*Data section*
------------------------------------------------

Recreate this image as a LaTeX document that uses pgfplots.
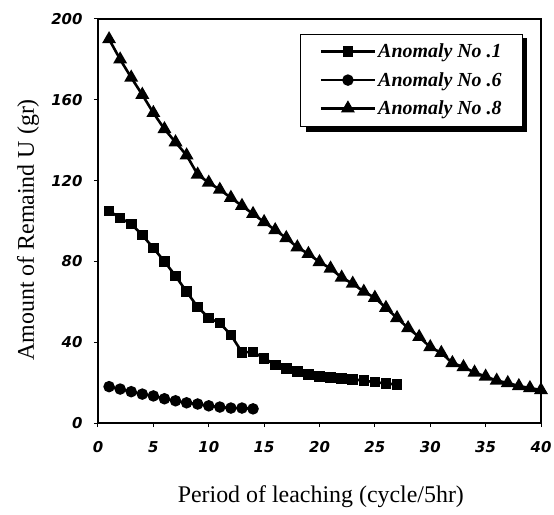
\documentclass[border=0pt]{standalone}
\usepackage{pgfplots}
\pgfplotsset{compat=1.18}
\usepackage{fontspec}
\setmainfont{Liberation Serif}
\setsansfont{DejaVu Sans}

\pgfplotstableread{
x y
1 105
2 101.5
3 98.5
4 93
5 86.6
6 80
7 72.8
8 65
9 57.4
10 52
11 49.5
12 43.6
13 35
14 35.2
15 32
16 28.8
17 27
18 25.5
19 24
20 23
21 22.6
22 22
23 21.6
24 21
25 20.2
26 19.6
27 19
}\anomalyone

\pgfplotstableread{
x y
1 18
2 16.8
3 15.5
4 14.3
5 13.4
6 12
7 11
8 10
9 9.4
10 8.5
11 7.9
12 7.4
13 7.4
14 7
}\anomalysix

\pgfplotstableread{
x y
1 190
2 180
3 171
4 162.5
5 153.5
6 145.5
7 139
8 132.5
9 123
10 119
11 115.5
12 111.5
13 107.5
14 103.5
15 99.5
16 95.5
17 91.6
18 87
19 83.7
20 79.7
21 76.5
22 72
23 69
24 65
25 62
26 57
27 52
28 47
29 42.6
30 37.6
31 34.7
32 29.7
33 27.7
34 25
35 23
36 21
37 19.8
38 18.3
39 17.3
40 16.3
}\anomalyeight

\begin{document}
\begin{tikzpicture}
\path[use as bounding box] (-98bp,-92bp) rectangle (456bp,423bp);
\begin{axis}[
    scale only axis,
    width=443bp, height=404bp,
    xmin=0, xmax=40, ymin=0, ymax=200,
    xtick={0,5,...,40},
    ytick={0,40,...,200},
    xtick pos=left, ytick pos=left,
    tick align=outside,
    major tick length=4bp,
    axis line style={line width=1.4bp},
    major tick style={line width=1bp, black},
    /pgf/number format/assume math mode=true,
    tick label style={font=\sffamily\bfseries\itshape\fontsize{15}{15}\selectfont},
    xticklabel style={yshift=-11bp},
    yticklabel style={xshift=-8bp},
    xlabel={Period of leaching (cycle/5hr)},
    ylabel={Amount of Remaind U (gr)},
    label style={font=\fontsize{24}{24}\selectfont},
    xlabel style={at={(axis description cs:0.503,-0.183)}, anchor=center},
    ylabel style={at={(axis description cs:-0.158,0.478)}, anchor=center, rotate=0},
    legend style={at={(axis description cs:0.959,0.963)}, anchor=north east,
        draw=black, fill=white,
        font=\bfseries\itshape\fontsize{20}{20}\selectfont,
        row sep=9bp, inner xsep=19bp, inner ysep=8bp},
    legend cell align=left,
    legend image code/.code={
        \draw[#1, mark repeat=2, mark phase=2] plot coordinates {(0bp,0bp) (27bp,0bp) (54bp,0bp)};
    },
    every axis plot post/.append style={line width=2.6bp},
]
% shadow of the legend box
\fill[black] (rel axis cs:0.4695,0.7203) rectangle (rel axis cs:0.9684,0.953);
\addplot[black, mark=square*, mark size=4bp] table {\anomalyone};
\addplot[black, mark=*, mark size=4.4bp] table {\anomalysix};
\addplot[black, mark=triangle*, mark size=5.5bp] table {\anomalyeight};
\legend{Anomaly No .1, Anomaly No .6, Anomaly No .8}
\end{axis}
\end{tikzpicture}
\end{document}
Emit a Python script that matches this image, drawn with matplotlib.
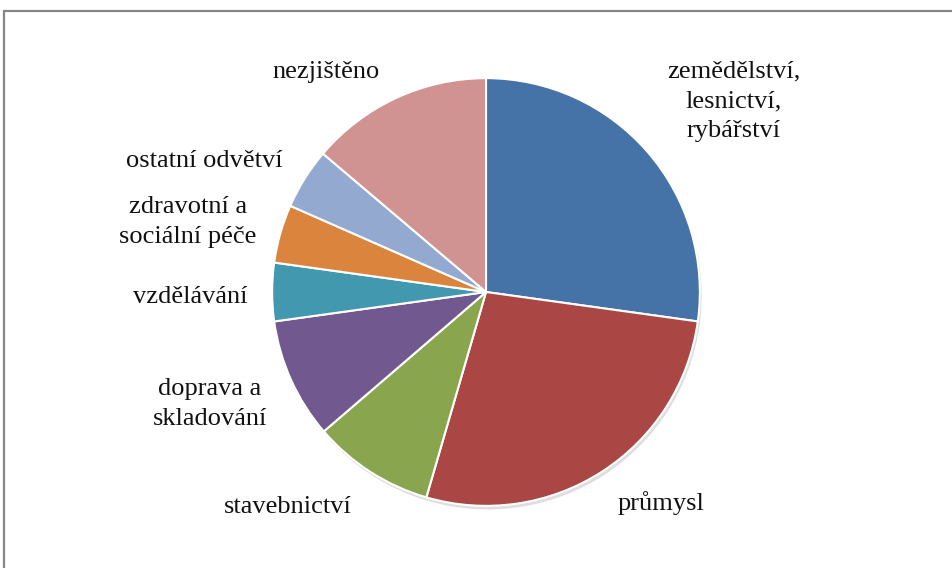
import matplotlib
matplotlib.use("Agg")
import matplotlib.pyplot as plt
from matplotlib.patches import Rectangle

categories = ["zemědělství,\nlesnictví,\nrybářství", "průmysl", "stavebnictví",
              "doprava a\nskladování", "vzdělávání", "zdravotní a\nsociální péče",
              "ostatní odvětví", "nezjištěno"]
values = [27.2, 27.3, 9.2, 9.1, 4.4, 4.4, 4.6, 13.8]
colors = ["#4572A7", "#AA4643", "#89A54E", "#71588F", "#4198AF", "#DB843D", "#93A9CF", "#D19392"]

W, H = 952, 568
fig = plt.figure(figsize=(W / 100, H / 100), dpi=100)
plt.rcParams['font.family'] = ['Liberation Serif', 'DejaVu Serif']

cx, cy, r = 486, 292, 216
ax = fig.add_axes([(cx - r) / W, (H - cy - r) / H, 2 * r / W, 2 * r / H])
ax.pie(values, colors=colors, startangle=90, counterclock=False, radius=1,
       wedgeprops=dict(edgecolor="white", linewidth=1.5),
       shadow=dict(ox=0.006, oy=-0.012, shade=0.0, facecolor="#c8c8c8",
                   edgecolor="none", alpha=0.6))
ax.set_xlim(-1.01, 1.01)
ax.set_ylim(-1.01, 1.01)
ax.set_aspect('equal')
ax.axis('off')

# label positions: (centre x, first-line baseline y) in pixels
label_pos = [(734, 77), (661, 510), (288, 513), (210, 395), (190, 303),
             (188, 213), (204, 167), (326, 78)]
line_step = 30
for lab, (px, py) in zip(categories, label_pos):
    for i, line in enumerate(lab.split("\n")):
        fig.text(px / W, 1 - (py + i * line_step) / H, line, ha='center',
                 va='baseline', fontsize=19, color='#111111')

fig.patches.append(Rectangle((3.5 / W, -0.1), 2.0, (1 - 11.5 / H) + 0.1,
                             transform=fig.transFigure, fill=False,
                             edgecolor="#868686", linewidth=1.6))
fig.savefig("out.png", dpi=100)
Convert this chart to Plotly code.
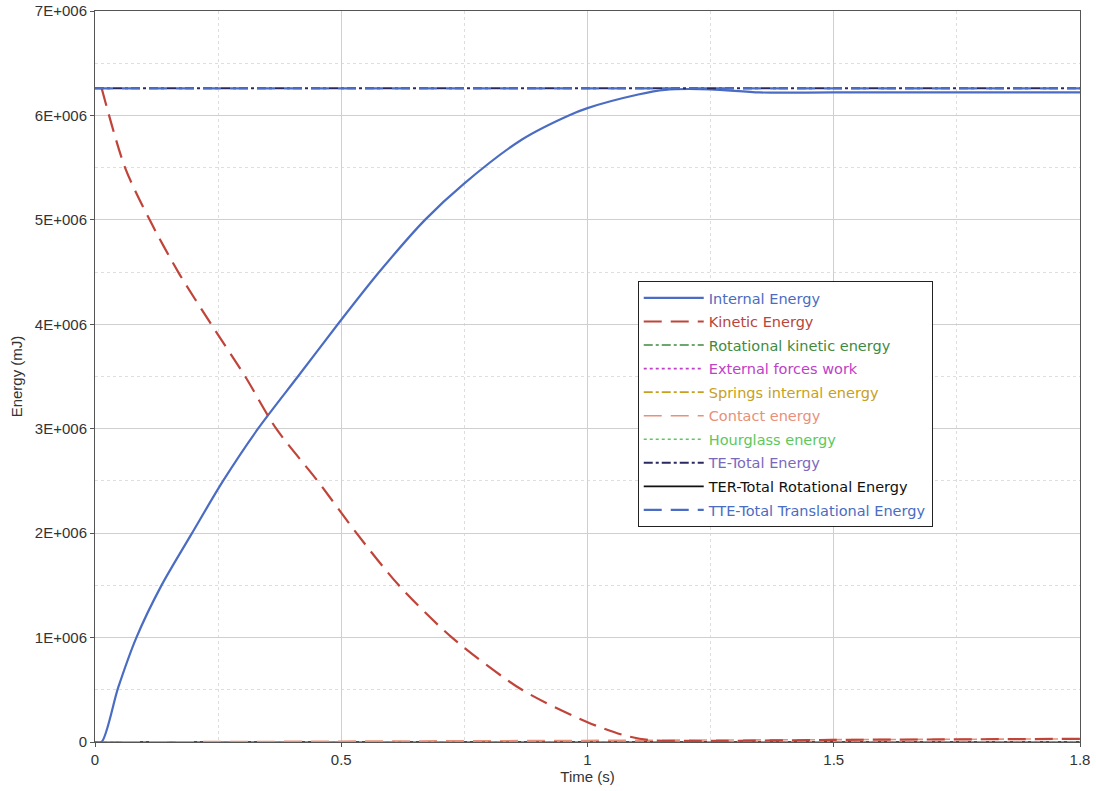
import plotly.graph_objects as go

# ---- data (energies in mJ) ----
t_internal = [0, 0.0135, 0.047, 0.084, 0.135, 0.197, 0.26, 0.331, 0.412, 0.493, 0.577, 0.67, 0.75, 0.867, 0.962, 1.0, 1.103, 1.157, 1.25, 1.35, 1.5, 2.0]
e_internal = [0, 0, 0.52e6, 1.0e6, 1.5e6, 2.0e6, 2.5e6, 3.0e6, 3.5e6, 4.0e6, 4.5e6, 5.0e6, 5.35e6, 5.77e6, 6.0e6, 6.07e6, 6.20e6, 6.245e6, 6.25e6, 6.22e6, 6.22e6, 6.22e6]

t_kinetic = [0.0135, 0.061, 0.111, 0.169, 0.236, 0.305, 0.368, 0.452, 0.531, 0.617, 0.725, 0.867, 1.0, 1.07, 1.123, 1.2, 1.5, 2.0]
e_kinetic = [6.26e6, 5.5e6, 5.0e6, 4.5e6, 4.0e6, 3.5e6, 3.0e6, 2.5e6, 2.0e6, 1.5e6, 1.0e6, 0.5e6, 0.19e6, 0.07e6, 0.02e6, 0.01e6, 0.02e6, 0.03e6]

t_flat = [0, 2.0]
e_zero = [0, 0]
e_total = [6.26e6, 6.26e6]
e_contact = [0, 0.03e6]

y_tickvals = [0, 1e6, 2e6, 3e6, 4e6, 5e6, 6e6, 7e6]
y_ticktext = ["0", "1E+006", "2E+006", "3E+006", "4E+006", "5E+006", "6E+006", "7E+006"]
x_tickvals = [0, 0.5, 1, 1.5, 2.0]
x_ticktext = ["0", "0.5", "1", "1.5", "1.8"]

series = [
    ("Internal Energy", t_internal, e_internal, "#4a6cc2", "solid", 2.2),
    ("Kinetic Energy", t_kinetic, e_kinetic, "#c0443a", "18px,9px", 2.2),
    ("Rotational kinetic energy", t_flat, e_zero, "#3f8a3f", "dashdot", 1.6),
    ("External forces work", t_flat, e_zero, "#c040c8", "dot", 1.6),
    ("Springs internal energy", t_flat, e_zero, "#c8a020", "dashdot", 1.6),
    ("Contact energy", t_flat, e_contact, "#e8907a", "18px,9px", 1.6),
    ("Hourglass energy", t_flat, e_zero, "#5cc85c", "dot", 1.6),
    ("TE-Total Energy", t_flat, e_total, "#2a2a60", "dashdot", 2.0),
    ("TER-Total Rotational Energy", t_flat, e_zero, "#111111", "solid", 1.6),
    ("TTE-Total Translational Energy", t_flat, e_total, "#4a6cc2", "18px,9px", 2.2),
]
legend_colors = {
    "Internal Energy": "#4a6cc2",
    "Kinetic Energy": "#b8443a",
    "Rotational kinetic energy": "#3f8a3f",
    "External forces work": "#c040c8",
    "Springs internal energy": "#c8a020",
    "Contact energy": "#e8907a",
    "Hourglass energy": "#5cc85c",
    "TE-Total Energy": "#7a68c0",
    "TER-Total Rotational Energy": "#111111",
    "TTE-Total Translational Energy": "#4a6cc2",
}

fig = go.Figure()
draw_order = [8, 2, 3, 4, 6, 5, 0, 1, 7, 9]
for i in draw_order:
    name, x, y, col, dash, w = series[i]
    fig.add_trace(go.Scatter(
        x=x, y=y, mode="lines",
        name=f"<span style='color:{legend_colors[name]}'>{name}</span>",
        line=dict(color=col, dash=dash, width=w, shape="spline", smoothing=0.8),
        legendrank=i + 1,
        legendgroup=f"g{i}",
    ))

axis_font = dict(family="Liberation Sans, Arial, sans-serif", size=15, color="#333333")
fig.update_layout(
    width=1096, height=791,
    margin=dict(l=95, r=16, t=11, b=49),
    paper_bgcolor="white", plot_bgcolor="white",
    font=axis_font,
    showlegend=True,
    legend=dict(
        x=0.551, y=0.6306, xanchor="left", yanchor="top",
        bgcolor="white", bordercolor="#222222", borderwidth=1,
        font=dict(family="DejaVu Sans, Verdana, sans-serif", size=14.5),
        tracegroupgap=1.7, itemwidth=60,
    ),
    xaxis=dict(
        range=[0, 2.0], tickvals=x_tickvals, ticktext=x_ticktext,
        automargin=False,
        showgrid=True, gridcolor="#cfcfcf", gridwidth=1,
        minor=dict(dtick=0.25, showgrid=True, gridcolor="#dedede", griddash="dot", ticks=""),
        showline=True, linecolor="#555555", mirror=True,
        ticks="outside", ticklen=4, tickcolor="#555555",
        zeroline=False,
        title=dict(text="Time (s)", font=axis_font, standoff=0),
    ),
    yaxis=dict(
        range=[0, 7e6], tickvals=y_tickvals, ticktext=y_ticktext,
        automargin=False,
        showgrid=True, gridcolor="#cfcfcf", gridwidth=1,
        minor=dict(dtick=0.5e6, showgrid=True, gridcolor="#dedede", griddash="dot", ticks=""),
        showline=True, linecolor="#555555", mirror=True,
        ticks="outside", ticklen=4, tickcolor="#555555",
        zeroline=False,
        title=dict(text="Energy (mJ)", font=axis_font, standoff=8),
    ),
)

fig.write_html("out.html")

------------------------------------------------

*Exercise directions*
For the material above, give again only the lines starting at the line that contains "Convert this chart to Plotly code." and ending at the line that contains "e_contact = [0, 0.03e6]". Pictures do not belong in the copy.

*Written answer*
Convert this chart to Plotly code.
import plotly.graph_objects as go

# ---- data (energies in mJ) ----
t_internal = [0, 0.0135, 0.047, 0.084, 0.135, 0.197, 0.26, 0.331, 0.412, 0.493, 0.577, 0.67, 0.75, 0.867, 0.962, 1.0, 1.103, 1.157, 1.25, 1.35, 1.5, 2.0]
e_internal = [0, 0, 0.52e6, 1.0e6, 1.5e6, 2.0e6, 2.5e6, 3.0e6, 3.5e6, 4.0e6, 4.5e6, 5.0e6, 5.35e6, 5.77e6, 6.0e6, 6.07e6, 6.20e6, 6.245e6, 6.25e6, 6.22e6, 6.22e6, 6.22e6]

t_kinetic = [0.0135, 0.061, 0.111, 0.169, 0.236, 0.305, 0.368, 0.452, 0.531, 0.617, 0.725, 0.867, 1.0, 1.07, 1.123, 1.2, 1.5, 2.0]
e_kinetic = [6.26e6, 5.5e6, 5.0e6, 4.5e6, 4.0e6, 3.5e6, 3.0e6, 2.5e6, 2.0e6, 1.5e6, 1.0e6, 0.5e6, 0.19e6, 0.07e6, 0.02e6, 0.01e6, 0.02e6, 0.03e6]

t_flat = [0, 2.0]
e_zero = [0, 0]
e_total = [6.26e6, 6.26e6]
e_contact = [0, 0.03e6]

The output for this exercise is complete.